## Start
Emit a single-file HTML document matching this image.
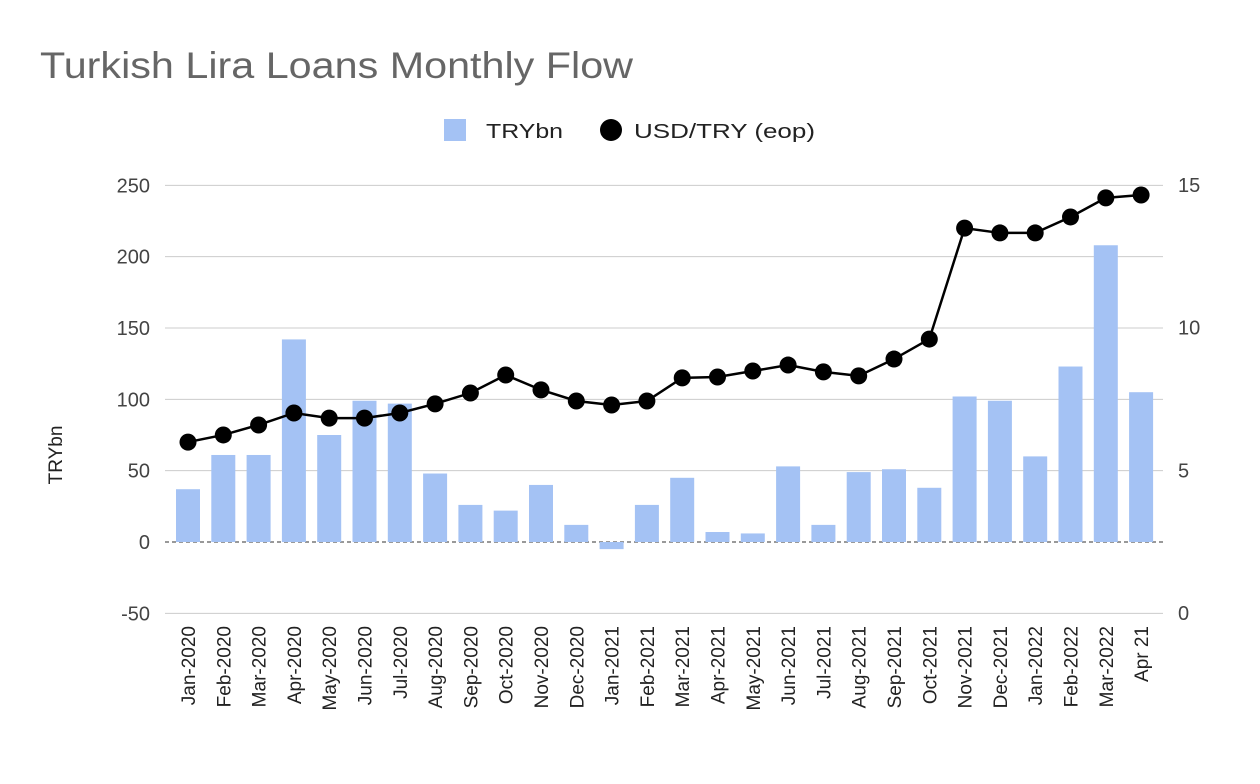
<!DOCTYPE html>
<html><head><meta charset="utf-8"><style>
body{margin:0;background:#fff;font-family:"Liberation Sans",Arial,sans-serif}
svg text{font-family:"Liberation Sans",Arial,sans-serif}
</style></head><body>
<svg id="chart" width="1260" height="779" xmlns="http://www.w3.org/2000/svg">
<rect width="1260" height="779" fill="#fff"/>
<text x="40" y="78" font-size="37" fill="#666" textLength="593" lengthAdjust="spacingAndGlyphs">Turkish Lira Loans Monthly Flow</text>
<g>
<rect x="444" y="119" width="22" height="22" fill="#a4c2f4"/>
<text x="486" y="138" font-size="20" fill="#222" textLength="77" lengthAdjust="spacingAndGlyphs">TRYbn</text>
<circle cx="611" cy="130" r="11" fill="#000"/>
<text x="634" y="138" font-size="20" fill="#222" textLength="181" lengthAdjust="spacingAndGlyphs">USD/TRY (eop)</text>
</g>
<text transform="translate(62,455) rotate(-90)" text-anchor="middle" font-size="19" fill="#222">TRYbn</text>
<g id="grid"></g><g id="bars"></g><g id="line"></g><g id="labels"></g>
</svg>
<script>
const categories=["Jan-2020","Feb-2020","Mar-2020","Apr-2020","May-2020","Jun-2020","Jul-2020","Aug-2020","Sep-2020","Oct-2020","Nov-2020","Dec-2020","Jan-2021","Feb-2021","Mar-2021","Apr-2021","May-2021","Jun-2021","Jul-2021","Aug-2021","Sep-2021","Oct-2021","Nov-2021","Dec-2021","Jan-2022","Feb-2022","Mar-2022","Apr 21"];
const loanFlow=[37,61,61,142,75,99,97,48,26,22,40,12,-5,26,45,7,6,53,12,49,51,38,102,99,60,123,208,105];
const usdTry=[5.99,6.24,6.59,7.01,6.83,6.83,7.01,7.33,7.71,8.34,7.82,7.43,7.29,7.43,8.24,8.27,8.48,8.69,8.45,8.31,8.9,9.6,13.49,13.32,13.32,13.88,14.55,14.65];
const leftTicks=[250,200,150,100,50,0,-50];
const rightTicks=[15,10,5,0];
const NS="http://www.w3.org/2000/svg";
const yL=v=>542-(v*428/300);
const yR=v=>613-v*428/15;
const xC=i=>188+i*35.3;
function mk(t,a,p){const e=document.createElementNS(NS,t);for(const k in a)e.setAttribute(k,a[k]);document.getElementById(p).appendChild(e);return e;}
leftTicks.forEach(v=>{
 const l=mk('line',{x1:165,x2:1163,y1:yL(v),y2:yL(v),stroke:v===0?'#333':'#ccc','stroke-width':1,'stroke-dasharray':v===0?'4,3':'none'},'grid');
 
 
 const t=mk('text',{x:150,y:yL(v)+7,'text-anchor':'end','font-size':20,fill:'#444'},'labels');
 t.textContent=v;
 
 
});
rightTicks.forEach(v=>{
 const t=mk('text',{x:1178,y:yR(v)+7,'font-size':20,fill:'#444'},'labels');
 t.textContent=v;
 
 
});
loanFlow.forEach((v,i)=>{
 const y0=yL(0),y1=yL(v);
 const r=mk('rect',{x:xC(i)-12,y:Math.min(y0,y1),width:24,height:Math.abs(y1-y0),fill:'#a4c2f4'},'bars');
 
 
});
const pts=usdTry.map((v,i)=>xC(i)+','+yR(v)).join(' ');
const pl=mk('polyline',{points:pts,fill:'none',stroke:'#000','stroke-width':2.5},'line');


usdTry.forEach((v,i)=>{
 const c=mk('circle',{cx:xC(i),cy:yR(v),r:8.5,fill:'#000'},'line');
 
 
});
categories.forEach((c,i)=>{
 const t=mk('text',{transform:`translate(${xC(i)+7},626) rotate(-90)`,'text-anchor':'end','font-size':19,fill:'#222'},'labels');
 t.textContent=c;
 
 
});
</script>
</body></html>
## End
=== Problem statement ===
Repeat the data in full and exactly. Omit pictures.

=== Written response ===
Emit a single-file HTML document matching this image.
<!DOCTYPE html>
<html><head><meta charset="utf-8"><style>
body{margin:0;background:#fff;font-family:"Liberation Sans",Arial,sans-serif}
svg text{font-family:"Liberation Sans",Arial,sans-serif}
</style></head><body>
<svg id="chart" width="1260" height="779" xmlns="http://www.w3.org/2000/svg">
<rect width="1260" height="779" fill="#fff"/>
<text x="40" y="78" font-size="37" fill="#666" textLength="593" lengthAdjust="spacingAndGlyphs">Turkish Lira Loans Monthly Flow</text>
<g>
<rect x="444" y="119" width="22" height="22" fill="#a4c2f4"/>
<text x="486" y="138" font-size="20" fill="#222" textLength="77" lengthAdjust="spacingAndGlyphs">TRYbn</text>
<circle cx="611" cy="130" r="11" fill="#000"/>
<text x="634" y="138" font-size="20" fill="#222" textLength="181" lengthAdjust="spacingAndGlyphs">USD/TRY (eop)</text>
</g>
<text transform="translate(62,455) rotate(-90)" text-anchor="middle" font-size="19" fill="#222">TRYbn</text>
<g id="grid"></g><g id="bars"></g><g id="line"></g><g id="labels"></g>
</svg>
<script>
const categories=["Jan-2020","Feb-2020","Mar-2020","Apr-2020","May-2020","Jun-2020","Jul-2020","Aug-2020","Sep-2020","Oct-2020","Nov-2020","Dec-2020","Jan-2021","Feb-2021","Mar-2021","Apr-2021","May-2021","Jun-2021","Jul-2021","Aug-2021","Sep-2021","Oct-2021","Nov-2021","Dec-2021","Jan-2022","Feb-2022","Mar-2022","Apr 21"];
const loanFlow=[37,61,61,142,75,99,97,48,26,22,40,12,-5,26,45,7,6,53,12,49,51,38,102,99,60,123,208,105];
const usdTry=[5.99,6.24,6.59,7.01,6.83,6.83,7.01,7.33,7.71,8.34,7.82,7.43,7.29,7.43,8.24,8.27,8.48,8.69,8.45,8.31,8.9,9.6,13.49,13.32,13.32,13.88,14.55,14.65];
const leftTicks=[250,200,150,100,50,0,-50];
const rightTicks=[15,10,5,0];
const NS="http://www.w3.org/2000/svg";
const yL=v=>542-(v*428/300);
const yR=v=>613-v*428/15;
const xC=i=>188+i*35.3;
function mk(t,a,p){const e=document.createElementNS(NS,t);for(const k in a)e.setAttribute(k,a[k]);document.getElementById(p).appendChild(e);return e;}
leftTicks.forEach(v=>{
 const l=mk('line',{x1:165,x2:1163,y1:yL(v),y2:yL(v),stroke:v===0?'#333':'#ccc','stroke-width':1,'stroke-dasharray':v===0?'4,3':'none'},'grid');
 
 
 const t=mk('text',{x:150,y:yL(v)+7,'text-anchor':'end','font-size':20,fill:'#444'},'labels');
 t.textContent=v;
 
 
});
rightTicks.forEach(v=>{
 const t=mk('text',{x:1178,y:yR(v)+7,'font-size':20,fill:'#444'},'labels');
 t.textContent=v;
 
 
});
loanFlow.forEach((v,i)=>{
 const y0=yL(0),y1=yL(v);
 const r=mk('rect',{x:xC(i)-12,y:Math.min(y0,y1),width:24,height:Math.abs(y1-y0),fill:'#a4c2f4'},'bars');
 
 
});
const pts=usdTry.map((v,i)=>xC(i)+','+yR(v)).join(' ');
const pl=mk('polyline',{points:pts,fill:'none',stroke:'#000','stroke-width':2.5},'line');


usdTry.forEach((v,i)=>{
 const c=mk('circle',{cx:xC(i),cy:yR(v),r:8.5,fill:'#000'},'line');
 
 
});
categories.forEach((c,i)=>{
 const t=mk('text',{transform:`translate(${xC(i)+7},626) rotate(-90)`,'text-anchor':'end','font-size':19,fill:'#222'},'labels');
 t.textContent=c;
 
 
});
</script>
</body></html>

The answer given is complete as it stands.